Who here loves the crunchy, nutty taste of candied walnuts in restaurant salads and specialty bulk bins? Who here hates not having constant access to the aforementioned goodies?
In five minutes, you can become the best salad maker of anyone you know and end a lifetime of paying exorbitant fees for tiny packages of candied nuts. ($6 for 1/2 cup of walnuts? No thanks, Trader Joe’s.)
These maple glazed walnuts are lightly toasted and coated in a thin layer of maple syrup that is perfectly sweet with a hint of salt.
To make the walnuts, set a small traditional finish pan over medium heat and add 2 tablespoons of pure maple syrup. Avoid using pancake syrup because it contains other compounds and flavorings that interfere with the viscosity and boiling point of the syrup, and may yield undesirable results. Let the pan heat up until the maple syrup begins to bubble vigorously from the center of the pan.
Then, add about 1 cup of walnuts (halves are the best for this recipe) and a generous pinch of either kosher or sea salt.

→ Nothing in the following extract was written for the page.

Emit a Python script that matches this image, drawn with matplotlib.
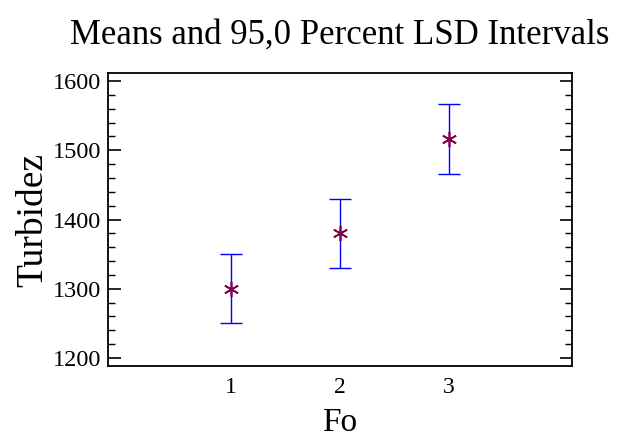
import matplotlib
matplotlib.use("Agg")
import matplotlib.pyplot as plt
from matplotlib.ticker import MultipleLocator

# group means and LSD half-widths
levels = [1, 2, 3]
means = [1300, 1380, 1516]
half_lsd = [50, 50, 51]

plt.rcParams['font.family'] = ['Liberation Serif', 'DejaVu Serif']

fig = plt.figure(figsize=(6.18, 4.43), dpi=100)
ax = fig.add_axes([108 / 618, 1 - 366 / 443, 464 / 618, 293 / 443])

ax.errorbar(levels, means, yerr=half_lsd, fmt='none', ecolor='#0000ff',
            elinewidth=1.0, capsize=8, capthick=1.0)
ax.plot(levels, means, linestyle='none', marker=(6, 2, 0), markersize=11,
        markeredgecolor='#80004a', markeredgewidth=1.2)

ax.set_xlim(-0.13, 4.13)
ax.set_ylim(1188.5, 1611.5)
ax.set_xticks(levels)
ax.yaxis.set_major_locator(MultipleLocator(100))
ax.yaxis.set_minor_locator(MultipleLocator(20))
ax.tick_params(axis='x', length=0, labelsize=17, pad=8)
ax.tick_params(axis='y', which='major', direction='in', length=9, width=1.2,
               right=True, labelsize=17.5, pad=5)
ax.tick_params(axis='y', which='minor', direction='in', length=5, width=1.0,
               right=True)
for s in ax.spines.values():
    s.set_linewidth(1.3)

ax.set_title('Means and 95,0 Percent LSD Intervals', fontsize=25, pad=21)
ax.set_xlabel('Fo', fontsize=24, labelpad=7)
ax.set_ylabel('Turbidez', fontsize=27, labelpad=2)

fig.savefig('out.png', dpi=100)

From this point, there are two methods that can be used to finish the walnuts. The first one is to keep stirring the walnuts over medium heat until they smell toasted and stick to the spoon, and the maple syrup has turned a shade darker and begun to caramelize. This takes 2-3 minutes. At this point, remove the walnuts from the heat and let them cool on a plate. These walnuts are glossy and still a bit sticky, and are perfect for creating a border along the edges of a frosted cake or placing on top of cupcakes and custards.
The second method is to heat the pan in the same manner, but once the walnuts have been added and stirred , turn the heat down to low and continue stirring until the walnuts are dry and no longer stick to the spoon. The sugar in the maple syrup has crystallized and looks almost rough and opaque on the outside. This takes a bit longer, about 5-6 minutes. As in the previous method, remove the walnuts from the heat and spread them onto a plate to cool. My favorite way to serve these is to toss them into a salad with Romaine lettuce, crisp apple slices, feta cheese, and a lemon vinaigrette for a restaurant-worthy first course. These are also perfect for parties; set them in bowls alongside a pungent blue cheese or a ripe brie and some baguette slices. Other times, I coarsely chops these walnuts and stir them into muffin batter with some cinnamon and nutmeg.

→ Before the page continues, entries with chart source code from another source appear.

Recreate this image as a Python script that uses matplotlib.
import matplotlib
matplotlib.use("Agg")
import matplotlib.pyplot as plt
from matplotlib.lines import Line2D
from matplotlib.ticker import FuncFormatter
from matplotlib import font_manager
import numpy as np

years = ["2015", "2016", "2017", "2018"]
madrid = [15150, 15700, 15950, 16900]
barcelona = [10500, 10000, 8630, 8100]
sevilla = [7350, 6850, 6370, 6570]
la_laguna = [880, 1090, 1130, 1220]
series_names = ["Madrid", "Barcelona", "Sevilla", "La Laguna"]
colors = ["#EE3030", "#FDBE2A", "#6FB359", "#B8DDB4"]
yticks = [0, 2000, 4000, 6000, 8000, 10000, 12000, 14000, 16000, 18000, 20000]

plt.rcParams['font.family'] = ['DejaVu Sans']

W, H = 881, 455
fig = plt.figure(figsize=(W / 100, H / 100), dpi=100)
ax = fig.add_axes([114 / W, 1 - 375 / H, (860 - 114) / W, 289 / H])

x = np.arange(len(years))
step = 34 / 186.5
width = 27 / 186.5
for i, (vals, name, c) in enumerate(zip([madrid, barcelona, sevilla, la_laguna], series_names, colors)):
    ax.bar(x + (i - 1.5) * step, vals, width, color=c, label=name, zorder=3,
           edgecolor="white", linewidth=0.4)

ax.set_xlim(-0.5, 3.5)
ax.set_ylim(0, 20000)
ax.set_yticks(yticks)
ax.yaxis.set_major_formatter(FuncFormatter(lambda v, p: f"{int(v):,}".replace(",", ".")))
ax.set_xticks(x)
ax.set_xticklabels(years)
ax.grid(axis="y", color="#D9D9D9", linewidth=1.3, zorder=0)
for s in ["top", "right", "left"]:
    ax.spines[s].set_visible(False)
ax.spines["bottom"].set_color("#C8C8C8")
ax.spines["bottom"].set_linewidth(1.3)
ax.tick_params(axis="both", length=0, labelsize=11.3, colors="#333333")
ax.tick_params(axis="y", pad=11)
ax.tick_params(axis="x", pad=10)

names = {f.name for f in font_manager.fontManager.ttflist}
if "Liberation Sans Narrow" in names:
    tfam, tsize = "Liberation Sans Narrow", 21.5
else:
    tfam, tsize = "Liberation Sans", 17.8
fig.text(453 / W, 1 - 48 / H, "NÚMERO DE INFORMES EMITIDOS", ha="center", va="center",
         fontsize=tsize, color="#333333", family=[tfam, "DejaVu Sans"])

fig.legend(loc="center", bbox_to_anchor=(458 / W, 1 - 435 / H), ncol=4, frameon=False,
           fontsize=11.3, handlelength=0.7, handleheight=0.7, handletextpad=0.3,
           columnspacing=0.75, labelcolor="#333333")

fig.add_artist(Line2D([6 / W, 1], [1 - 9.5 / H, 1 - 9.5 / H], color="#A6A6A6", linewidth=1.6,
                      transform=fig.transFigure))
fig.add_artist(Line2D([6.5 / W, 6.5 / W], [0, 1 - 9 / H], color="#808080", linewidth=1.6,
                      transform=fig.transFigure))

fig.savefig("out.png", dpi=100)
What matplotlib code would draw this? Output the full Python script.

Now, if you’re looking for variety, these walnuts take well to a multitude of spices. Just add 1/2 teaspoon of a complementary spice to the maple syrup when it is first heating to let the flavor compounds bloom into the syrup. Curry powder is excellent with blue cheese, and either cinnamon or pumpkin pie spice gives an unmistakable essence of fall. If you’re feeling really daring, add instant espresso powder for a rich flavor.

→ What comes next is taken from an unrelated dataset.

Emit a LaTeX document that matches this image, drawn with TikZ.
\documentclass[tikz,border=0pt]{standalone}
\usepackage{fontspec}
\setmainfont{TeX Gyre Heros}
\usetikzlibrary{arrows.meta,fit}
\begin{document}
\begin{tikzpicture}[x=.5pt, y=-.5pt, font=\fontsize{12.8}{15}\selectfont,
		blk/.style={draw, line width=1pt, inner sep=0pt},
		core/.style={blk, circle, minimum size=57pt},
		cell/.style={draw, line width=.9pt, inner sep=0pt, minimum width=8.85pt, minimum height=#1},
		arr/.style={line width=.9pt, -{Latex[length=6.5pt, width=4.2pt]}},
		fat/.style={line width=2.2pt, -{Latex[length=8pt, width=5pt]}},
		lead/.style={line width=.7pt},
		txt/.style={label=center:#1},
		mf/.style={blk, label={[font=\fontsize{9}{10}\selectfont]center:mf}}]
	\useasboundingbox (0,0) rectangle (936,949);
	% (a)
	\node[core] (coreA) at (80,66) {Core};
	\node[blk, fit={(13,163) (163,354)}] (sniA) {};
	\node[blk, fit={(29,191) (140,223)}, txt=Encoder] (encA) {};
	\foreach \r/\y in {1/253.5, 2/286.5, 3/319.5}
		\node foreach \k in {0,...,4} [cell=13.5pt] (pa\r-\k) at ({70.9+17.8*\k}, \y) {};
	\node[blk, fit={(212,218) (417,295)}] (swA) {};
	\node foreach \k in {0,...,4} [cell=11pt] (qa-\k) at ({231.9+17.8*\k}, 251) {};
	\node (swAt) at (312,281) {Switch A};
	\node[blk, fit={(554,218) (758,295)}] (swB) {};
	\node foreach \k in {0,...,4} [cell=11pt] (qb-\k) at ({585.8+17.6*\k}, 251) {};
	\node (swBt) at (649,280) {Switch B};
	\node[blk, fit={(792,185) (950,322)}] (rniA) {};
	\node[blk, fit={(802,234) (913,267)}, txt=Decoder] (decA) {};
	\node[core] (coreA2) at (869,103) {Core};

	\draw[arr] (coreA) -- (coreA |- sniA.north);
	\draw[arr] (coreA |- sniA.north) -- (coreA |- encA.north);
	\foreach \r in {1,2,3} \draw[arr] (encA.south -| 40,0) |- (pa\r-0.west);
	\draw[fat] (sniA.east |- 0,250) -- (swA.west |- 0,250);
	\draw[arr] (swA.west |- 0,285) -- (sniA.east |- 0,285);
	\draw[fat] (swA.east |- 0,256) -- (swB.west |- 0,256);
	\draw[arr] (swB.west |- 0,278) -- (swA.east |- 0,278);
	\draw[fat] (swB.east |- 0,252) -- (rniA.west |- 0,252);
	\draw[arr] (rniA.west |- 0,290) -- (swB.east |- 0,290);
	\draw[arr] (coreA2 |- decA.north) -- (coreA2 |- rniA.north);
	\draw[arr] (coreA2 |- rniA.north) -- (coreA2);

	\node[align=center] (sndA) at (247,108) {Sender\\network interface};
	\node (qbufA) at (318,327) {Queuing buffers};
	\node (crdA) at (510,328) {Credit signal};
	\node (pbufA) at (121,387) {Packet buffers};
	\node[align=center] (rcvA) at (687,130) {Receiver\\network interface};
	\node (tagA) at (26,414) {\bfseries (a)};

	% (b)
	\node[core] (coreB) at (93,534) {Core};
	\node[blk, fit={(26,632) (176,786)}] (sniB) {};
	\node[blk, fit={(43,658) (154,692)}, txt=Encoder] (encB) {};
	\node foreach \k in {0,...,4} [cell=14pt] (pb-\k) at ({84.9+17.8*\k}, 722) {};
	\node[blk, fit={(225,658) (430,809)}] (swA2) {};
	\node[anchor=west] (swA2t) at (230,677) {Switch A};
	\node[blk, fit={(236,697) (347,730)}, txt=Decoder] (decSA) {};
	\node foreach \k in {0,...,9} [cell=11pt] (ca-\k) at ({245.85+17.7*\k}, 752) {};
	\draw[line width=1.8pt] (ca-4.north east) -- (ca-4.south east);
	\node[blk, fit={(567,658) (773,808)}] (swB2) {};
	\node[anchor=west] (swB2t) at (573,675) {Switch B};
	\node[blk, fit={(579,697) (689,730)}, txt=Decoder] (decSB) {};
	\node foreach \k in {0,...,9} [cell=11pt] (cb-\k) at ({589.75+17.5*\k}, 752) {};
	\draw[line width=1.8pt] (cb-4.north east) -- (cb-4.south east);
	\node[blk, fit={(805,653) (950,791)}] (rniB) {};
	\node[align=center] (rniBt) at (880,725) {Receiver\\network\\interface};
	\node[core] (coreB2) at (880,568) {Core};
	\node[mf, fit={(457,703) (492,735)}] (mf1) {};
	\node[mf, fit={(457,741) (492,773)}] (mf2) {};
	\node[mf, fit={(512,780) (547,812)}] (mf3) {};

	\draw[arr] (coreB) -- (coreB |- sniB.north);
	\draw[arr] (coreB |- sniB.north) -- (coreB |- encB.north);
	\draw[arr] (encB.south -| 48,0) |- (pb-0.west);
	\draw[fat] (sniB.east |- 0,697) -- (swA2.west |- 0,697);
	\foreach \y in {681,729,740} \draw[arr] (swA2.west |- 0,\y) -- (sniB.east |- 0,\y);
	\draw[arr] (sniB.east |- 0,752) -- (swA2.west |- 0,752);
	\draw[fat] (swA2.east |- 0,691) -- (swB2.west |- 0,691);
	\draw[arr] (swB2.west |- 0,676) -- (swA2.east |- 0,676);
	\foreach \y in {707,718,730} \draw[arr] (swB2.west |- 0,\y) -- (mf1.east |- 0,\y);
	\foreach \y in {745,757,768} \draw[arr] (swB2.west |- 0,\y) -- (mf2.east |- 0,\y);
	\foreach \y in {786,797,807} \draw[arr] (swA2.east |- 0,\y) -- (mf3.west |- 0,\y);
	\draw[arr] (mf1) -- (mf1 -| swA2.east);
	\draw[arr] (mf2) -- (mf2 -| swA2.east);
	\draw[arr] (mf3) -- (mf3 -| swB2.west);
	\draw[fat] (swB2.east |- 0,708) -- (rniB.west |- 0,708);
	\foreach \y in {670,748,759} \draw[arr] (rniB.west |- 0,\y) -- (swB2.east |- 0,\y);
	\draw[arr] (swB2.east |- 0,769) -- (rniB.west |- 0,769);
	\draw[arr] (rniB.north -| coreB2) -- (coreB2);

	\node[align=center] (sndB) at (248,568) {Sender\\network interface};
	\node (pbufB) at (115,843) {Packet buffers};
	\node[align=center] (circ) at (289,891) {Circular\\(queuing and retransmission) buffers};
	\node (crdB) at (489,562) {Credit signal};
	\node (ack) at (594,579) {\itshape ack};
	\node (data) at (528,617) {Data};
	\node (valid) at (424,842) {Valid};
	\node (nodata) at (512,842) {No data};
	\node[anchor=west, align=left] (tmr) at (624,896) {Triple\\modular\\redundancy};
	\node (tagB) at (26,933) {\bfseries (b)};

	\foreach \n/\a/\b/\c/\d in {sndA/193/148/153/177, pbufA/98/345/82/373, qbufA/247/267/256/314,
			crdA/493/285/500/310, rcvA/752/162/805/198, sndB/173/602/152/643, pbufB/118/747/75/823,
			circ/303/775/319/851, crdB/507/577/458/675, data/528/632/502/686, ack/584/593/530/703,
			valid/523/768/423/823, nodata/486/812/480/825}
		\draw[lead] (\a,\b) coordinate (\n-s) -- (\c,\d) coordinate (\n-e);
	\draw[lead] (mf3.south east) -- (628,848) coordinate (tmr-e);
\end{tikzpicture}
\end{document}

The walnuts keep very well at room temperature for a few weeks, making perfect hostess gifts, especially around the holidays.
I hope you love these walnuts just as much as my family and I do.
Maple Candied Walnuts
Makes 1 cup
1 cup walnut halves (Pecan halves can be substituted if you’re so inclined)
2 tablespoons maple syrup
1 pinch sea salt
1. Heat the maple syrup in a skillet over medium-high heat until boiling.
2. Lower the heat to medium low and add the walnuts and the sea salt, stirring until the walnuts are well coated with the maple syrup.
3. Cook over medium low heat for 2-3 minutes for a lightly glazed walnut, or 5 minutes for a more crystallized crunchy walnut. Remove from the pan when done and place on a plate to cool. The walnuts will keep well in an airtight container for a few weeks.